I'm so lucky. I can hardly wait to read my mail. Michael Fagan writes that, "Tornado Gold, TOGI, is the NEXT small-cap gold stock to blast through 500% investment returns. Scott S. Fraser, who sends me a lot of stuff, says to "Buy Klondike Star (KDSM), now Under $3.50...before it Shoots Well Above $15."
Cascade Energy (CSCE) is projected to be one of the Top Performing petroleum stocks of 2005. Petrogen (PTGC) could be sitting on 72.2 billion cubic feet of natural gas worth over $700 million. Charles Mizrahi says that Terax (TERX) is "a little known company that is about to begin drilling in the hottest gas play on the planet where every day 1 billion cubic feet of gas is recovered."
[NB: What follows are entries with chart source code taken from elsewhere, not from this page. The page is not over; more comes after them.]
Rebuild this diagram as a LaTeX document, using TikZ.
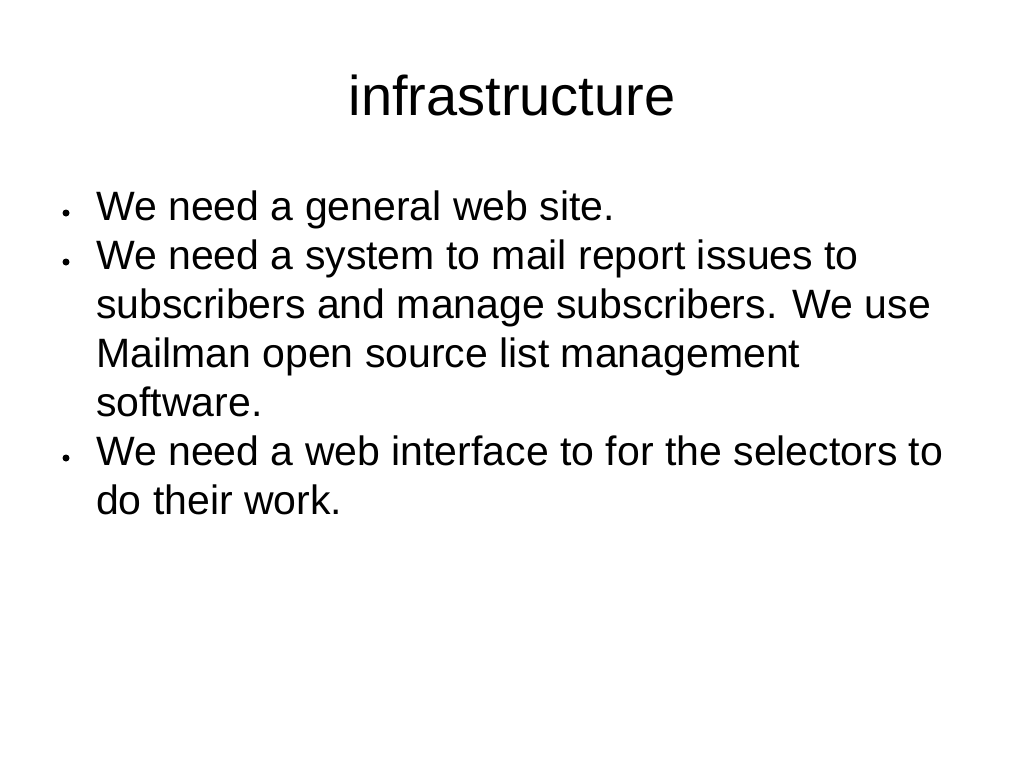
\documentclass[tikz,border=0pt]{standalone}
\usepackage{fontspec}
\setmainfont{Liberation Sans}
\begin{document}
\begin{tikzpicture}[x=1pt,y=-1pt,
  body/.style={anchor=base west,inner sep=0pt,font=\fontsize{41}{49}\selectfont},
  dot/.style={fill=black,circle,inner sep=0pt,minimum size=7pt}]
\useasboundingbox (0,0) rectangle (1024,768);
\node[anchor=base,inner sep=0pt,font=\fontsize{56}{60}\selectfont] (title) at (512,115) {infrastructure};
\node[dot] (b1) at (66,213) {};
\node[body] (l1) at (96,220) {We need a general web site.};
\node[dot] (b2) at (66,262) {};
\node[body] (l2) at (96,269) {We need a system to mail report issues to};
\node[body] (l3) at (96,318) {subscribers and manage subscribers. We use};
\node[body] (l4) at (96,367) {Mailman open source list management};
\node[body] (l5) at (96,416) {software.};
\node[dot] (b3) at (66,458) {};
\node[body] (l6) at (96,465) {We need a web interface to for the selectors to};
\node[body] (l7) at (96,514) {do their work.};
\end{tikzpicture}
\end{document}
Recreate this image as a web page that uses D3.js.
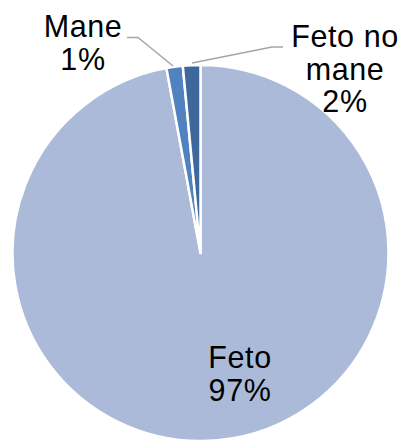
<!DOCTYPE html>
<html>
<head>
<meta charset="utf-8">
<script src="https://cdn.jsdelivr.net/npm/d3@7"></script>
<style>
  html, body { margin: 0; padding: 0; background: #fff; }
  svg text { font-family: "Liberation Sans", Arial, sans-serif; fill: #000; }
</style>
</head>
<body>
<script>
const width = 400;
const height = 441;

// data (clockwise from 12 o'clock)
const categories = ["Feto", "Mane", "Feto no mane"];
const values = [97.1, 1.4, 1.5];
const pctLabels = ["97%", "1%", "2%"];
const colors = ["#abbad8", "#5182c0", "#3e679c"];

// label lines and leader line anchors
const labelLines = [["Feto", "97%"], ["Mane", "1%"], ["Feto no", "mane", "2%"]];
const labelPos = [[240, 368], [83, 37], [345, 47]];
const leaders = [null,
  [[127, 37.5], [138, 37.5], [173, 66]],
  [[192, 63], [272, 47], [283, 47]]];

const cx = 200.5, cy = 253, r = 188;

const svg = d3.select("body").append("svg")
    .attr("width", width)
    .attr("height", height);

const data = categories.map((c, i) => ({ name: c, value: values[i], i: i }));

const pie = d3.pie().sort(null).value(d => d.value);
const arc = d3.arc().innerRadius(0).outerRadius(r);

const g = svg.append("g").attr("transform", `translate(${cx},${cy})`);

g.selectAll("path")
  .data(pie(data))
  .enter().append("path")
    .attr("d", arc)
    .attr("fill", d => colors[d.data.i])
    .attr("stroke", "#fff")
    .attr("stroke-width", 2.5)
    .attr("stroke-linejoin", "round");

const line = d3.line();
svg.append("g")
  .selectAll("path")
  .data(leaders.filter(d => d))
  .enter().append("path")
    .attr("d", line)
    .attr("fill", "none")
    .attr("stroke", "#a6a6a6")
    .attr("stroke-width", 1.5);

const labels = svg.append("g")
  .selectAll("text")
  .data(data)
  .enter().append("text")
    .attr("text-anchor", "middle")
    .attr("font-size", 30.5)
    .attr("letter-spacing", 0.6)
    .attr("x", d => labelPos[d.i][0])
    .attr("y", d => labelPos[d.i][1]);

labels.selectAll("tspan")
  .data(d => labelLines[d.i].map(t => ({ t: t, x: labelPos[d.i][0] })))
  .enter().append("tspan")
    .attr("x", d => d.x)
    .attr("dy", (d, j) => j === 0 ? 0 : 32.5)
    .text(d => d.t);
</script>
</body>
</html>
I'm so lucky. I've got these fantastic stocks in oil, gas, gold and electronics, just waiting to make me rich. So why should I play the slots? But, as I said before, I ain't so dumb as not to know that some of them are nothing but pure baloney. So I put these stocks into a WatchList called "Junk Stocks." Just look at these babies: Average RV 0.43, Average RS 0.74, Average RT 0.66, Average VST 0.68. I'm So Lucky.